### DIRECTION
Please quote exactly the lines below from the line containing "Emit a component" to the line containing "Chart.register(...registerables);", both lines included, and nothing else.

Source code of charts:
◆ ◆ ◆ ◆ ◆
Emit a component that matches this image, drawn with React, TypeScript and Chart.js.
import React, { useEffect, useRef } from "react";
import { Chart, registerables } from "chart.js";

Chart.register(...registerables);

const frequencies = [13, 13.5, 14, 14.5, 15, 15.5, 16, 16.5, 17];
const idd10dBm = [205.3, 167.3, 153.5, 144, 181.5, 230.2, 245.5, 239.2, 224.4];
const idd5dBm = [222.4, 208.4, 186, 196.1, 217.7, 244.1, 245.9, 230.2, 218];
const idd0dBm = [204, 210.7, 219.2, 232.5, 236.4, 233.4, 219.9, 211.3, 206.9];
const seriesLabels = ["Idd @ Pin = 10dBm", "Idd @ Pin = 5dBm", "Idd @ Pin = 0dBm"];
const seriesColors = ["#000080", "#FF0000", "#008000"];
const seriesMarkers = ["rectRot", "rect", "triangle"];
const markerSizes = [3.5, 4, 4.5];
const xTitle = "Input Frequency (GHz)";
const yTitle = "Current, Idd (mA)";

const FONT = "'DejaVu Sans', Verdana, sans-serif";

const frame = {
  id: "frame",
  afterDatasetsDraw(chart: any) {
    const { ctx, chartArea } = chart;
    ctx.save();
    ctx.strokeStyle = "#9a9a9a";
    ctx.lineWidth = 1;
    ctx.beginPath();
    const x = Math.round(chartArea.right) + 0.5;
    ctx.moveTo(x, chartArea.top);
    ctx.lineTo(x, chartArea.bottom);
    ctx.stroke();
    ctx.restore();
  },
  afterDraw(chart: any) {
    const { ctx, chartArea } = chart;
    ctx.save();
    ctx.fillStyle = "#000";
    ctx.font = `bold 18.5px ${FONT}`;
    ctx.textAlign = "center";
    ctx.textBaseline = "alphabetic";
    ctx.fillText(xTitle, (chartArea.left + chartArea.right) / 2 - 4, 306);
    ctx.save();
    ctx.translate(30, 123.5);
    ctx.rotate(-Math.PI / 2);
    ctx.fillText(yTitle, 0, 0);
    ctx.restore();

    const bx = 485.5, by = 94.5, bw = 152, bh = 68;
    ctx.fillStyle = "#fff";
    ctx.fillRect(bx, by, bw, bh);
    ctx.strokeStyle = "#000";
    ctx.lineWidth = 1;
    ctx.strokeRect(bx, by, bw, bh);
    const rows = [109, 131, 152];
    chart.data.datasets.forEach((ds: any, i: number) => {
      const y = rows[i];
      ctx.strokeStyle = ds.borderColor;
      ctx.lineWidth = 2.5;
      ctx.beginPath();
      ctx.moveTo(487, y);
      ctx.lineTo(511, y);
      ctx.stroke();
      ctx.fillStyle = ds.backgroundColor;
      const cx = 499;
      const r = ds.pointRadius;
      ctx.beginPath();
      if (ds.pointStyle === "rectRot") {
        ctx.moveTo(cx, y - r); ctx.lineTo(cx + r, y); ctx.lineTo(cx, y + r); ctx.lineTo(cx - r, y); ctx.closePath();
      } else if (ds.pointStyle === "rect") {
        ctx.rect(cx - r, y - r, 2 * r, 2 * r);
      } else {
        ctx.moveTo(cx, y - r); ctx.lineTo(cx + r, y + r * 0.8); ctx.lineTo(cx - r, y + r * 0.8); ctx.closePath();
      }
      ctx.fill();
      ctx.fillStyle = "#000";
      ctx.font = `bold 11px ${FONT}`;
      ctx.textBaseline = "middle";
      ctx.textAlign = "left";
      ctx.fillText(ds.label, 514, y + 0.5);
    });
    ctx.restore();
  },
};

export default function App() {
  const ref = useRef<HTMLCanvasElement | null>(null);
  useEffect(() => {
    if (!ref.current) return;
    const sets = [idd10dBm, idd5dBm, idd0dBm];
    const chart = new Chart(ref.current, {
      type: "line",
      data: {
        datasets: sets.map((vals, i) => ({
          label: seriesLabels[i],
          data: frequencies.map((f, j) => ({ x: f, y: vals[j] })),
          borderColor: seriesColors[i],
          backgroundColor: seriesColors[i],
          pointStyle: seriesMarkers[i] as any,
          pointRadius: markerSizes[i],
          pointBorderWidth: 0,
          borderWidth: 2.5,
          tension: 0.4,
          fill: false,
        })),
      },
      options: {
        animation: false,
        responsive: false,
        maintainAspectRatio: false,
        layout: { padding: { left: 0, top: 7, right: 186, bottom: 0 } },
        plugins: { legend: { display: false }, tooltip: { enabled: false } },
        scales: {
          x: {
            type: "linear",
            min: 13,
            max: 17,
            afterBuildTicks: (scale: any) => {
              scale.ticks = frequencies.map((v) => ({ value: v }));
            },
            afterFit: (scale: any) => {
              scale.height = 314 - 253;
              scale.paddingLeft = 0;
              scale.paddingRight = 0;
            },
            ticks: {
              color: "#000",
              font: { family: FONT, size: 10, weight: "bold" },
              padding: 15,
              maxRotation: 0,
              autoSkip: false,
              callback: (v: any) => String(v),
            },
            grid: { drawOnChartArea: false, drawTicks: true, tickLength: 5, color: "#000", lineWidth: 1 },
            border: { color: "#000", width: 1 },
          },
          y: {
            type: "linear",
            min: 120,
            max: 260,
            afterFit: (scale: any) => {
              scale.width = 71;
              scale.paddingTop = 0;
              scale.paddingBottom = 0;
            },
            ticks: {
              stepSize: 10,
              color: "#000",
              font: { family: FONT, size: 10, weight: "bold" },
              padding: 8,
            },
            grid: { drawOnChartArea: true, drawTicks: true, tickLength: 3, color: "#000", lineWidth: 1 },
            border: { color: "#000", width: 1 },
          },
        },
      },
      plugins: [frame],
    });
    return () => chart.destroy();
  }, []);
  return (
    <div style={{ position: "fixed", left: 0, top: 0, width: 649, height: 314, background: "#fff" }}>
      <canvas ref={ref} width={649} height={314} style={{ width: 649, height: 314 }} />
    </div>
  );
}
◆ ◆ ◆ ◆ ◆
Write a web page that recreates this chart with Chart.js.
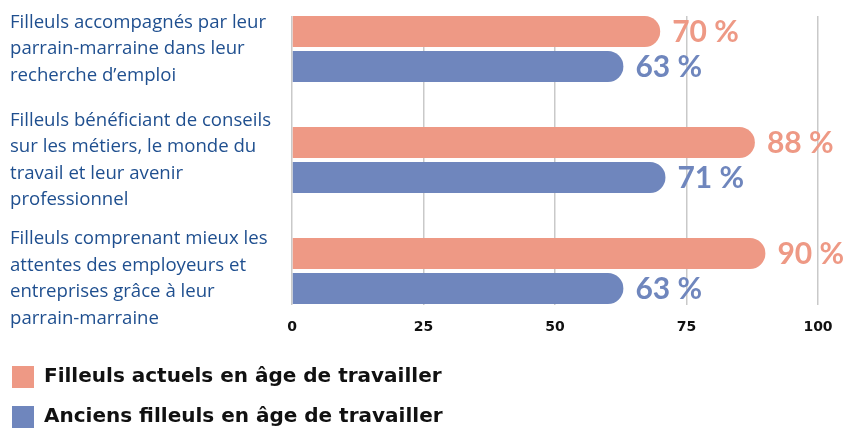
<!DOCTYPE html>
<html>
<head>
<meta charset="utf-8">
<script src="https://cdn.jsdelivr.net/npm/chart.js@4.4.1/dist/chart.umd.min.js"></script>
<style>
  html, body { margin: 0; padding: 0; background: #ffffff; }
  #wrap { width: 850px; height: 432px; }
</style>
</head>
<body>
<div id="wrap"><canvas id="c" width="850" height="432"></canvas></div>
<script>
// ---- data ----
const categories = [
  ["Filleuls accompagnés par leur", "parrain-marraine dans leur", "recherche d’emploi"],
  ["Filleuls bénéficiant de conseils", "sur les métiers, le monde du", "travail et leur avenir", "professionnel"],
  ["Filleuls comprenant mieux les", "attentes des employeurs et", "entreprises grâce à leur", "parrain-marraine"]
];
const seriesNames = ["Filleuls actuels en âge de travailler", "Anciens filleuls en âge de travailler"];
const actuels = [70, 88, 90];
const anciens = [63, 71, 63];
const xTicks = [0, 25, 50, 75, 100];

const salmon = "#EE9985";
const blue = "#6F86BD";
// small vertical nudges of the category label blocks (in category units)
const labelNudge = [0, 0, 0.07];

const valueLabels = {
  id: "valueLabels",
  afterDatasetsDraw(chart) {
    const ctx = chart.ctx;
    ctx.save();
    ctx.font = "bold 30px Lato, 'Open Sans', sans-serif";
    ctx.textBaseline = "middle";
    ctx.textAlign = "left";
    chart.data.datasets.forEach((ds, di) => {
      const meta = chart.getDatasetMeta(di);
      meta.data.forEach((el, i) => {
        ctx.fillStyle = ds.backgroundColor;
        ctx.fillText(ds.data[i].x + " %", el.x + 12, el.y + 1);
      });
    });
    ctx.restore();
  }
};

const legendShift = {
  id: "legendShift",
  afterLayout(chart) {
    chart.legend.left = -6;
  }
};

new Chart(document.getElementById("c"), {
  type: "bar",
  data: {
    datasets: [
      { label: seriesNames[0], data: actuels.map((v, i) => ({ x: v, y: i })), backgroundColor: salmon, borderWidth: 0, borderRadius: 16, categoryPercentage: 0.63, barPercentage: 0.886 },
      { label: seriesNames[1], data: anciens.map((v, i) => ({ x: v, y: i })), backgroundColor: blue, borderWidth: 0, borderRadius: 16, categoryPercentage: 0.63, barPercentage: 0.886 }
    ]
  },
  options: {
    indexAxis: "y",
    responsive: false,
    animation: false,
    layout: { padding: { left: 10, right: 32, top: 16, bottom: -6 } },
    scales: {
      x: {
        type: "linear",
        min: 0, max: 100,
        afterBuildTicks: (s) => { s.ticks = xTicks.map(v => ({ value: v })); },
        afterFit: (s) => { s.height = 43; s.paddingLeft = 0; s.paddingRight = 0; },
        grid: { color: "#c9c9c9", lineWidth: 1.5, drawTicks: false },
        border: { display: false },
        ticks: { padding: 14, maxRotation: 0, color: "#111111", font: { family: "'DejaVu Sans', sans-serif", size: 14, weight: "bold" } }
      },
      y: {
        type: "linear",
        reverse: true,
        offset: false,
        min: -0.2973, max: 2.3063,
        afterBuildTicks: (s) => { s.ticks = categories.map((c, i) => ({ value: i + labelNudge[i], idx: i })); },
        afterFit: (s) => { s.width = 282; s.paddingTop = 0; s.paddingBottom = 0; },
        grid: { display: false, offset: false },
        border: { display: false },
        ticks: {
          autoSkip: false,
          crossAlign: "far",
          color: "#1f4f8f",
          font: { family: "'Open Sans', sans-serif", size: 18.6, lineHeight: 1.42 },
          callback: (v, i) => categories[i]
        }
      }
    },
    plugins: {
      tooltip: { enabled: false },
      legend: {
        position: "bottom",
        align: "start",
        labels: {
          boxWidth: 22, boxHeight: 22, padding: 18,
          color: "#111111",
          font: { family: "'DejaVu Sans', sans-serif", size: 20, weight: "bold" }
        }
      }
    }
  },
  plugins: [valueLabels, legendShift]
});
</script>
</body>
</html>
◆ ◆ ◆ ◆ ◆
### WRITTEN REPLY
Emit a component that matches this image, drawn with React, TypeScript and Chart.js.
import React, { useEffect, useRef } from "react";
import { Chart, registerables } from "chart.js";

Chart.register(...registerables);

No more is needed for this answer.